The U.S. company in the fourth quarter lost its crown as the world's biggest electric vehicle seller to China's BYD, but during the first 10 months of 2023 both companies grew their share of a slowing and highly competitive Chinese EV market.
Tesla sold more than 1,500 EVs in each of its Chinese stores on average in the first 10 months of 2023, up from 1,300 in 2022, data from China Merchants Bank International (CMBI) showed.
BYD in comparison sold under 600 cars per store in the same 2023 period including plug-in hybrids, similar to its 2022 performance, although overall it sold far more EVs than Tesla given its best-selling models cost half as much and it has 11 times as many local distributors.
«Tesla may have more throughput per store, but their growth is limited, especially when compared with BYD,» said Bill Russo, CEO of Shanghai-based advisory firm Automobility.

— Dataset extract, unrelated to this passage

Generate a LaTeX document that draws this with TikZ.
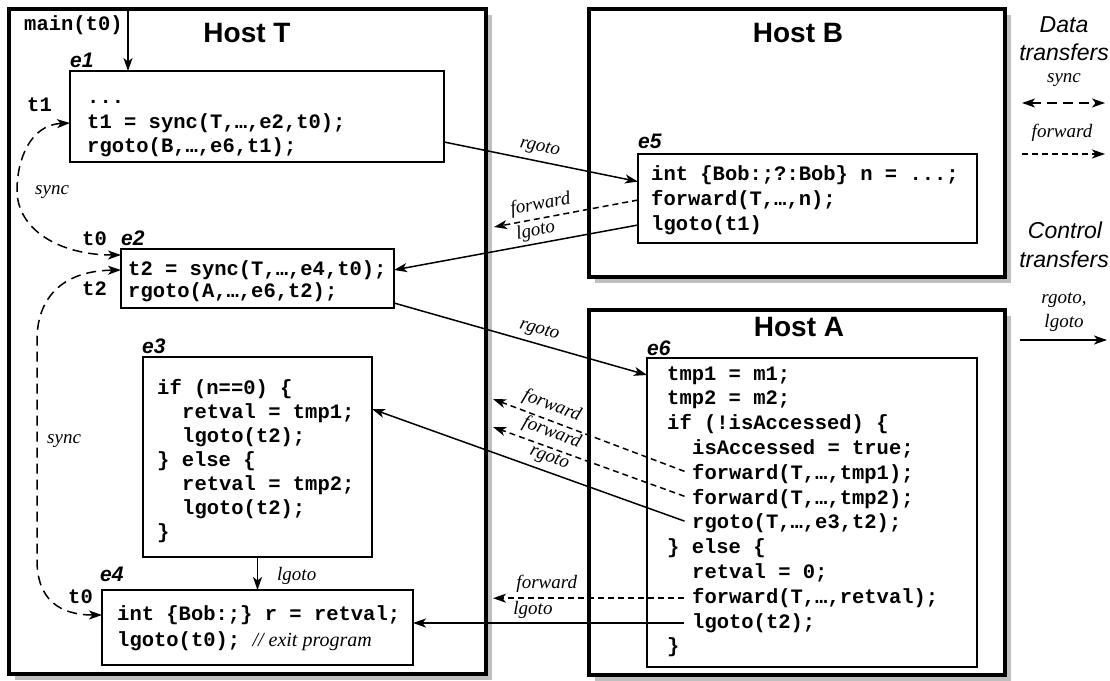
\documentclass[tikz,border=0pt]{standalone}
\usepackage{fontspec}
\setmainfont{Liberation Serif}
\newfontfamily\codefont{Liberation Mono}
\newfontfamily\hostfont{Liberation Sans}
\usetikzlibrary{arrows.meta,calc,shadows}
\tikzset{
  hostbox/.style={draw, line width=4pt, fill=white, outer sep=0pt, inner sep=0pt, anchor=north west,
    drop shadow={shadow xshift=6pt, shadow yshift=-6pt, fill=black!25, opacity=1}},
  ebox/.style={draw, line width=1.1pt, fill=white, outer sep=0pt, inner sep=0pt, anchor=north west},
  code/.style={font=\codefont\bfseries\fontsize{20.5}{24}\selectfont, inner sep=0pt, text height=14pt, text depth=4pt, anchor=base west},
  htitle/.style={font=\hostfont\bfseries\fontsize{28}{30}\selectfont, inner sep=0pt},
  elabel/.style={font=\hostfont\bfseries\itshape\fontsize{21}{24}\selectfont, inner sep=0pt, anchor=base west},
  ilabel/.style={font=\itshape\fontsize{19}{22}\selectfont, inner sep=0pt},
  leg/.style={font=\hostfont\itshape\fontsize{23}{26}\selectfont, inner sep=0pt},
  ctl/.style={line width=1.5pt, -{Stealth[length=13pt,width=9pt,inset=3.5pt]}},
  fwd/.style={line width=1.5pt, dash pattern=on 6pt off 4pt, -{Stealth[length=13pt,width=9pt,inset=3.5pt]}},
  syn/.style={line width=1.5pt, dash pattern=on 10pt off 6pt, {Stealth[length=13pt,width=9pt,inset=3.5pt]}-{Stealth[length=13pt,width=9pt,inset=3.5pt]}},
}
\begin{document}
\begin{tikzpicture}[x=1pt,y=-1pt]
\useasboundingbox[fill=white] (0,0) rectangle (1110,680);
% hosts
\node[hostbox, minimum width=477pt, minimum height=665pt] (hostT) at (9,9) {};
\node[hostbox, minimum width=416pt, minimum height=268pt] (hostB) at (589,9) {};
\node[hostbox, minimum width=416pt, minimum height=365pt] (hostA) at (589,310) {};
\node[htitle] (tT) at (247,33) {Host T};
\node[htitle] (tB) at (798,33) {Host B};
\node[htitle] (tA) at (799,327) {Host A};
% boxes
\node[ebox, minimum width=374pt, minimum height=91pt] (e1) at (70,71) {};
\node[ebox, minimum width=273pt, minimum height=59pt] (e2) at (121,249) {};
\node[ebox, minimum width=229pt, minimum height=200pt] (e3) at (143,357) {};
\node[ebox, minimum width=311pt, minimum height=75pt] (e4) at (102,590) {};
\node[ebox, minimum width=339pt, minimum height=89pt] (e5) at (638,154) {};
\node[ebox, minimum width=330pt, minimum height=309pt] (e6) at (647,358) {};
% box labels
\node[elabel] (le1) at (70,67) {e1};
\node[elabel] (le2) at (121,245) {e2};
\node[elabel] (le3) at (142,353) {e3};
\node[elabel] (le4) at (100,581) {e4};
\node[elabel] (le5) at (638,148) {e5};
\node[elabel] (le6) at (647,355) {e6};
% code e1
\node[code] (e1a) at (87,103) {...};
\node[code] (e1b) at (87,128) {t1 = sync(T,…,e2,t0);};
\node[code] (e1c) at (87,152) {rgoto(B,…,e6,t1);};
% e2
\node[code] (e2a) at (128,275) {t2 = sync(T,…,e4,t0);};
\node[code] (e2b) at (128,297) {rgoto(A,…,e6,t2);};
% e3
\node[code] (e3a) at (157,394) {if (n==0) \{};
\node[code] (e3b) at (182,418) {retval = tmp1;};
\node[code] (e3c) at (182,442) {lgoto(t2);};
\node[code] (e3d) at (157,466) {\} else \{};
\node[code] (e3e) at (182,490) {retval = tmp2;};
\node[code] (e3f) at (182,514) {lgoto(t2);};
\node[code] (e3g) at (157,538) {\}};
% e4
\node[code] (e4a) at (117,620) {int \{Bob:;\} r = retval;};
\node[code] (e4b) at (117,646) {lgoto(t0); {\rmfamily\mdseries\itshape\fontsize{20}{24}\selectfont // exit program}};
% e5
\node[code] (e5a) at (651,180) {int \{Bob:;?:Bob\} n = ...;};
\node[code] (e5b) at (651,205) {forward(T,…,n);};
\node[code] (e5c) at (651,230) {lgoto(t1)};
% e6
\node[code] (e6a) at (667,380) {tmp1 = m1;};
\node[code] (e6b) at (667,404.8) {tmp2 = m2;};
\node[code] (e6c) at (667,429.6) {if (!isAccessed) \{};
\node[code] (e6d) at (692,454.4) {isAccessed = true;};
\node[code] (e6e) at (692,479.2) {forward(T,…,tmp1);};
\node[code] (e6f) at (692,504) {forward(T,…,tmp2);};
\node[code] (e6g) at (692,528.8) {rgoto(T,…,e3,t2);};
\node[code] (e6h) at (667,553.6) {\} else \{};
\node[code] (e6i) at (692,578.4) {retval = 0;};
\node[code] (e6j) at (692,603.2) {forward(T,…,retval);};
\node[code] (e6k) at (692,628) {lgoto(t2);};
\node[code] (e6l) at (667,652.8) {\}};
% side labels
\node[code] (main) at (24,30) {main(t0)};
\node[code] (lt1) at (27,111) {t1};
\node[code] (lt0a) at (82,245) {t0};
\node[code] (lt2) at (82,295) {t2};
\node[code] (lt0b) at (68,603) {t0};
\node[ilabel, anchor=base west] (ls1) at (35,194) {sync};
\node[ilabel, anchor=base west] (ls2) at (47,443) {sync};
\node[ilabel, anchor=base west] (lg34) at (277,580) {lgoto};
% free ends
\coordinate (mtop) at (128,9);
\coordinate (f5end) at (494,227);
\coordinate (f6aend) at (493,399);
\coordinate (f6bend) at (493,427);
\coordinate (Tedge) at (493,0);
% connectors
\draw[ctl] (mtop) -- (mtop |- e1.north);
\draw[ctl] ($(e1.north east)!0.78!(e1.south east)$) -- node[ilabel, sloped, above=5pt, pos=0.48] (r15) {rgoto} ($(e5.north west)!0.31!(e5.south west)$);
\draw[fwd] (e5.west |- e5b.west) -- node[ilabel, sloped, above=4pt, pos=0.66] (fw5) {forward} (f5end);
\draw[ctl] (e5.west |- e5c.west) -- node[ilabel, sloped, above=3pt, pos=0.41] (lg52) {lgoto} (e2.east |- e2a.west);
\draw[ctl] ($(e2.south east)+(0,-5)$) -- node[ilabel, sloped, above=5pt, pos=0.56] (r26) {rgoto} (e6.west |- e6a.west);
\draw[fwd, shorten <=8pt] (e6e.west) -- node[ilabel, sloped, above=5pt, pos=0.73] (fw6a) {forward} (f6aend);
\draw[fwd, shorten <=8pt] (e6f.west) -- node[ilabel, sloped, above=5pt, pos=0.73] (fw6b) {forward} (f6bend);
\draw[ctl, shorten <=8pt] (e6g.west) -- node[ilabel, sloped, above=5pt, pos=0.46] (r63) {rgoto} ($(e3.north east)+(0,52)$);
\draw[fwd, shorten <=8pt] (e6j.west) -- node[ilabel, above=5pt, pos=0.73] (fw6c) {forward} (Tedge |- e6j.west);
\draw[ctl, shorten <=8pt] (e6k.west) -- node[ilabel, above=4pt, pos=0.57] (lg64) {lgoto} (e4.east |- e6k.west);
\draw[ctl] (e3.south) -- (e3.south |- e4.north);
\draw[syn] (e1.west |- e1b.west) .. controls (30,125) and (17,160) .. (17,190) .. controls (17,230) and (60,255) .. ($(e2.north west)+(0,6)$);
\draw[syn] (e2.west |- e2a.west) .. controls (60,271) and (37,300) .. (37,340) -- (37,560) .. controls (37,600) and (60,615) .. (e4.west |- e4a.west);
% legend
\node[leg] (dataL) at (1064,25) {Data};
\node[leg] (transL) at (1064,52) {transfers};
\node[ilabel] (syncL) at (1064,80) {sync};
\coordinate (sy1) at (1022,103); \coordinate (sy2) at (1105,103);
\draw[syn] (sy1) -- (sy2);
\node[ilabel] (fwdL) at (1062,133) {forward};
\coordinate (fd1) at (1022,154); \coordinate (fd2) at (1105,154);
\draw[fwd] (fd1) -- (fd2);
\node[leg] (ctlL) at (1065,230) {Control};
\node[leg] (trans2L) at (1064,259) {transfers};
\node[ilabel] (rgL) at (1064,300) {rgoto,};
\node[ilabel] (lgL) at (1064,323) {lgoto};
\coordinate (ct1) at (1020,340); \coordinate (ct2) at (1107,340);
\draw[ctl] (ct1) -- (ct2);
\end{tikzpicture}
\end{document}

Tesla's China EV market share grew to 12% in the first 10 months of 2023, up from 10% in 2022, while BYD's share rose to 27% from 21% over the same period as its lower-end rivals stumbled, according to data from Automobility and the China Passenger Car Association.
Tesla's solid sales performance in China, its second-biggest market, provides a rare bright spot for the EV maker, which has warned of the impact of high interest rates on car buyers in other key markets like the U.S. and slowed plans to construct a factory in Mexico.